Details
-
Bug
-
Status: Closed
-
Major
-
Resolution: Not A Problem
-
1.17.1
-
None
-
None
Description
I am observing a problem where after recovery from a checkpoint the Kafka source watermarks would start to diverge not honoring the watermark alignment setting I have applied.
I have a Kafka source which reads a topic with 32 partitions. I am applying the following watermark strategy:
new EventAwareWatermarkStrategy[KeyedKafkaSourceMessage]](msg => msg.value.getTimestamp) .withWatermarkAlignment("alignment-sources-group", time.Duration.ofMillis(sourceWatermarkAlignmentBlocks))
This works great up until my job needs to recover from checkpoint.
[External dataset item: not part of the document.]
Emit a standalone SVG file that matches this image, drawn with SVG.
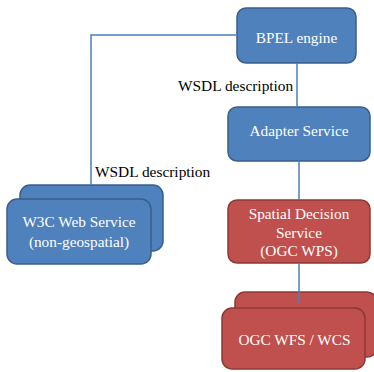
<svg xmlns="http://www.w3.org/2000/svg" width="374" height="372" viewBox="0 0 374 372">
<style>
.blue{fill:#4F81BD;stroke:#3A5F8B;stroke-width:1.5}
.red{fill:#C0504D;stroke:#8C3836;stroke-width:1.5}
text{font-family:'Liberation Serif','Times New Roman',serif}
.nt{font-size:15.3px;fill:#FFFFFF;text-anchor:middle}
.lbl{font-size:15.4px;fill:#000000}
.conn{fill:none;stroke:#4A7EBB;stroke-width:1.5}
</style>
<rect width="374" height="372" fill="#FFFFFF"/>
<g id="bpel">
<rect class="blue" x="237" y="8" width="119" height="55" rx="9"/>
<text class="nt" x="296.5" y="43">BPEL engine</text>
</g>
<g id="adapter">
<rect class="blue" x="228" y="107" width="142" height="54" rx="9"/>
<text class="nt" x="299" y="136">Adapter Service</text>
</g>
<g id="w3c">
<rect class="blue" x="20" y="185" width="143" height="66" rx="10"/>
<rect class="blue" x="7" y="199" width="144" height="65" rx="10"/>
<text class="nt" x="79" y="227">W3C Web Service</text>
<text class="nt" x="79" y="247">(non-geospatial)</text>
</g>
<g id="wps">
<rect class="red" x="228" y="200" width="142" height="63" rx="9"/>
<text class="nt" x="299" y="219">Spatial Decision</text>
<text class="nt" x="299" y="238">Service</text>
<text class="nt" x="299" y="256">(OGC WPS)</text>
</g>
<g id="wfs">
<rect class="red" x="235" y="292" width="142" height="65" rx="10"/>
<rect class="red" x="222" y="308" width="143" height="61" rx="10"/>
<text class="nt" x="294.5" y="345">OGC WFS / WCS</text>
</g>
<g id="connectors">
<polyline class="conn" points="237,35 91,35 91,185"/>
<line class="conn" x1="297" y1="63" x2="297" y2="107"/>
<line class="conn" x1="299" y1="161" x2="299" y2="200"/>
<line class="conn" x1="299" y1="263" x2="299" y2="303"/>
<text class="lbl" x="178" y="91">WSDL description</text>
<text class="lbl" x="95" y="177">WSDL description</text>
</g>
</svg>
Once the recovery takes place, no alignment is taking place any more. This can best be illustrated by looking at the watermark metrics for various operators in the image:
You can see how the watermarks disperse after the recovery. Trying to debug the problem I noticed that before the failure there would be calls in
SourceCoordinator::announceCombinedWatermark()
after the recovery, no calls get there, so no value for
watermarkAlignmentParams.getMaxAllowedWatermarkDrift()
is ever read. I can manually fix the problem If I stop the job, clear all state from Zookeeper and then manually start Flink providing the last checkpoint with
'–fromSavepoint'
flag. This would cause the SourceCoordinator to be constructed properly and watermark drift to be checked. Once recovery manually watermarks would again converge to the allowed drift as seen in the metrics:
Let me know If I can be helpful by providing any more information.